Billet invité.
L’harmonisation de la régulation financière est le plus sûr moyen d’embourber celle-ci : ce n’est pas une découverte mais se vérifie à chaque occasion et sur chaque dossier. Cela vaut pour celui du gigantesque marché des produits dérivés (OTC). La finance américaine est passée maître à ce jeu-là, dont les Européens bénéficient en retour, et à l’arrivée tout traîne et rien ne se fait au nom du principe qu’il ne faut pas accorder d’avantage concurrentiel aux uns ou aux autres. L’autre piège classique consiste à faire valoir la complexité du sujet, et à l’accentuer, afin de s’y perdre ensuite.
L’enjeu des OTC est déterminant pour la sûreté du système financier, les estimations de la Banque des règlements internationaux (BRI) montrant comment, parti de rien lors de sa création au début des années 90, le marché des OTC s’est développé à une vitesse effrénée, s’échangeant de gré à gré et hors de tout enregistrement et contrôle. On parle de dizaines milliers de milliards de dollars, sautant encore d’une unité par rapport aux chiffres auxquels nous nous sommes accoutumés. Principaux contributeurs à l’accroissement de la bulle financière mondiale, ces instruments se sont révélés des outils de spéculation hors pair, permettant des paris sur le réalisation d’hypothèses les plus variées, un jeu de casino pur sans autre objet que de fabriquer de la valeur, sauf quand ils sont marginalement utilisés dans leur version assurancielle d’origine.

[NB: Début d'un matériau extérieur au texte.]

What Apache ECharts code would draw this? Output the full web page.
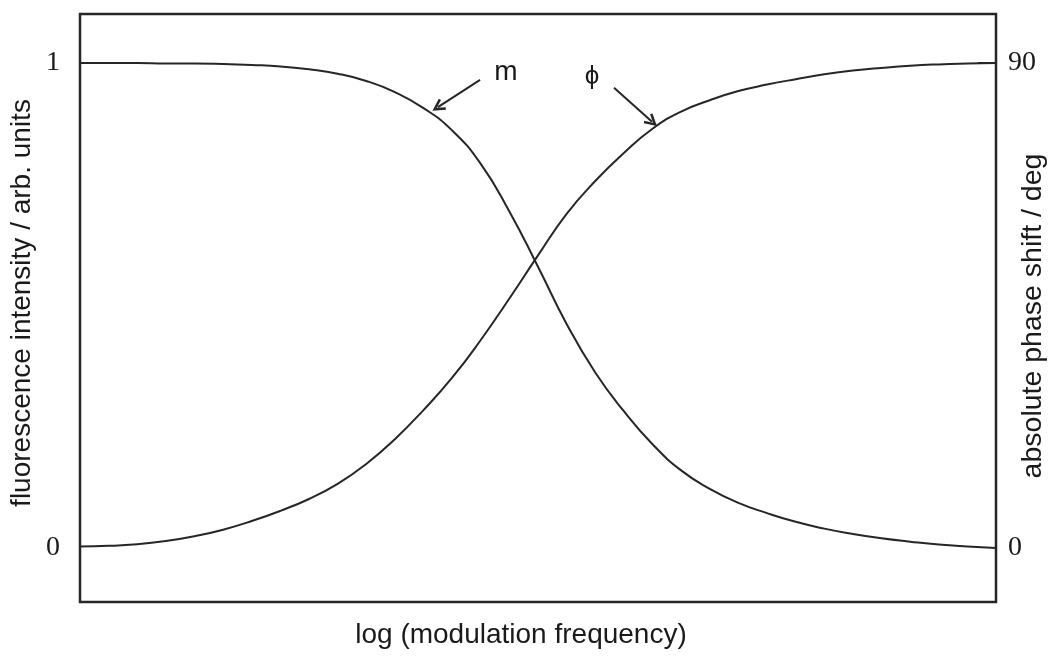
<!DOCTYPE html>
<html>
<head>
<meta charset="utf-8">
<script src="https://cdn.jsdelivr.net/npm/echarts@6/dist/echarts.min.js"></script>
<style>
  html, body { margin: 0; padding: 0; background: #ffffff; }
  #chart { width: 1056px; height: 661px; }
</style>
</head>
<body>
<div id="chart"></div>
<script>
// Horizontal axis: log(modulation frequency), in decades about the centre of the plot
const logFreq = [-2.000, -1.875, -1.750, -1.625, -1.500, -1.375, -1.250, -1.125,
                 -1.000, -0.875, -0.750, -0.625, -0.500, -0.375, -0.250, -0.125,
                  0.000,  0.125,  0.250,  0.375,  0.500,  0.625,  0.750,  0.875,
                  1.000,  1.125,  1.250,  1.375,  1.500,  1.625,  1.750,  1.875, 2.000];
// Modulation depth m (arb. units)
const mValues = [1.000, 1.000, 1.000, 0.999, 0.999, 0.998, 0.996, 0.993,
                 0.987, 0.978, 0.963, 0.940, 0.907, 0.861, 0.792, 0.694,
                 0.580, 0.462, 0.362, 0.282, 0.214, 0.160, 0.122, 0.093,
                 0.072, 0.054, 0.040, 0.029, 0.020, 0.013, 0.007, 0.003, 0.000];
// Absolute phase shift φ (degrees)
const phiValues = [0.3, 0.4, 0.7, 1.3, 2.2, 3.4, 5.0, 6.9,
                   9.1, 11.9, 15.6, 20.2, 25.6, 31.6, 38.6, 46.3,
                   54.3, 62.0, 68.1, 73.3, 77.8, 81.0, 83.1, 84.8,
                   86.0, 87.0, 87.9, 88.6, 89.1, 89.5, 89.75, 89.9, 90.0];

const leftTicks = [0, 1];
const rightTicks = [0, 90];

const xTitle = 'log (modulation frequency)';
const leftTitle = 'fluorescence intensity / arb. units';
const rightTitle = 'absolute phase shift / deg';

// Arrow annotations: [start, end] in data units
const mArrow = [[-0.253, 0.965], [-0.437, 0.909]];
const phiArrow = [[0.332, 85.4], [0.498, 79.1]];
const mLabelAt = [-0.140, 0.981];
const phiLabelAt = [0.236, 87.4];

const ink = '#262626';
const textInk = '#1a1a1a';
const sans = '"Liberation Sans", Arial, sans-serif';
const serif = '"Liberation Serif", "Times New Roman", serif';
// open (chevron) arrow head, pointing up before rotation
const chevron = 'path://M5,0 L10,9 L8.4,10 L5,4 L1.6,10 L0,9 Z';

const chart = echarts.init(document.getElementById('chart'), null, { renderer: 'canvas' });

function pairs(xs, ys) { return xs.map((x, i) => [x, ys[i]]); }

// short inward tick segment at a labelled value of a vertical axis
function tickSegment(x0, x1, y) { return [{ coord: [x0, y] }, { coord: [x1, y] }]; }

function arrowLine(yAxisIndex, seg) {
  return {
    type: 'line', yAxisIndex: yAxisIndex, data: [], silent: true,
    markLine: {
      silent: true, symbol: ['none', chevron], symbolSize: [13, 13], label: { show: false },
      lineStyle: { color: ink, width: 2, type: 'solid' },
      data: [[{ coord: seg[0] }, { coord: seg[1] }]]
    }
  };
}

chart.setOption({
  backgroundColor: '#ffffff',
  animation: false,
  grid: {
    left: 80, right: 60, top: 14, bottom: 59,
    outerBoundsMode: 'none',
    show: true, borderColor: ink, borderWidth: 2.5, backgroundColor: 'transparent'
  },
  xAxis: {
    type: 'value', min: -2, max: 2,
    name: xTitle, nameLocation: 'middle', nameGap: 19, nameMoveOverlap: false,
    nameTextStyle: { fontFamily: sans, fontSize: 28, color: textInk, padding: [0, 34, 0, 0] },
    axisLine: { show: false }, axisTick: { show: false },
    axisLabel: { show: false }, splitLine: { show: false }
  },
  yAxis: [
    {
      type: 'value', position: 'left', min: -0.1113, max: 1.101,
      name: leftTitle, nameLocation: 'middle', nameRotate: 90, nameGap: 44, nameMoveOverlap: false,
      nameTextStyle: { fontFamily: sans, fontSize: 28, color: textInk, padding: [0, 0, 0, 10] },
      axisLine: { show: false }, axisTick: { show: false },
      axisLabel: { show: true, customValues: leftTicks, margin: 20,
        fontFamily: serif, fontSize: 28, color: textInk },
      splitLine: { show: false }
    },
    {
      type: 'value', position: 'right', min: -10.02, max: 99.1,
      name: rightTitle, nameLocation: 'middle', nameRotate: 90, nameGap: 23, nameMoveOverlap: false,
      nameTextStyle: { fontFamily: sans, fontSize: 28.5, color: textInk, padding: [0, 16, 0, 0] },
      axisLine: { show: false }, axisTick: { show: false },
      axisLabel: { show: true, customValues: rightTicks, margin: 12,
        fontFamily: serif, fontSize: 28, color: textInk },
      splitLine: { show: false }
    }
  ],
  series: [
    {
      name: 'm', type: 'line', yAxisIndex: 0, smooth: 0.5, showSymbol: false,
      data: pairs(logFreq, mValues),
      lineStyle: { color: ink, width: 2 },
      markLine: {
        silent: true, symbol: 'none', label: { show: false },
        lineStyle: { color: ink, width: 2, type: 'solid' },
        data: [tickSegment(-2, -1.92, leftTicks[1])]
      },
      markPoint: {
        silent: true, symbol: 'circle', symbolSize: 0,
        label: { show: true, formatter: 'm', fontFamily: sans, fontSize: 28, color: textInk },
        data: [{ coord: mLabelAt }]
      }
    },
    {
      name: 'φ', type: 'line', yAxisIndex: 1, smooth: 0.5, showSymbol: false,
      data: pairs(logFreq, phiValues),
      lineStyle: { color: ink, width: 2 },
      markLine: {
        silent: true, symbol: 'none', label: { show: false },
        lineStyle: { color: ink, width: 2, type: 'solid' },
        data: [tickSegment(1.92, 2, rightTicks[1])]
      },
      markPoint: {
        silent: true, symbol: 'circle', symbolSize: 0,
        label: { show: true, formatter: 'ϕ', fontFamily: sans, fontSize: 26, color: textInk },
        data: [{ coord: phiLabelAt }]
      }
    },
    arrowLine(0, mArrow),
    arrowLine(1, phiArrow)
  ]
});
</script>
</body>
</html>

C’est fin 2012 au plus tard que devaient être définies les règles permettant la mise sur pied des chambres de compensation et plate-formes de négociations des OTC. Une décision du G20 datant de 2009 et qui n’a pas été respectée. L’occasion pour Janet Yellen, vice-présidente de la Fed, de formuler en ce début d’année le voeu que cela devienne effectif « le plus vite possible », alors que les travaux engagés sur le terrain de l’harmonisation à Bruxelles n’en sont qu’à leurs débuts et avancent à un train de sénateur. Il est fait valoir la complexité du sujet et surtout, selon Janet Yellen, qu’il faut être prudent car les mesures en discussion sont « susceptibles d’augmenter le coût de l’intermédiation financière et de la couverture de risque ». Elle fait ainsi référence à la nécessité que les transactions sur les OTC soient assorties de garanties – du collatéral – afin d’éviter que les chambres de compensation ne deviennent en elles-mêmes de formidables concentrateurs de risque… Raison pour laquelle il avait même été question de leur accorder le privilège d’un accès aux guichets des banques centrales, au cas où…
Le système est donc pris dans une contradiction, sa régulation pesant sur son rendement global. On devine le choix qui est fait.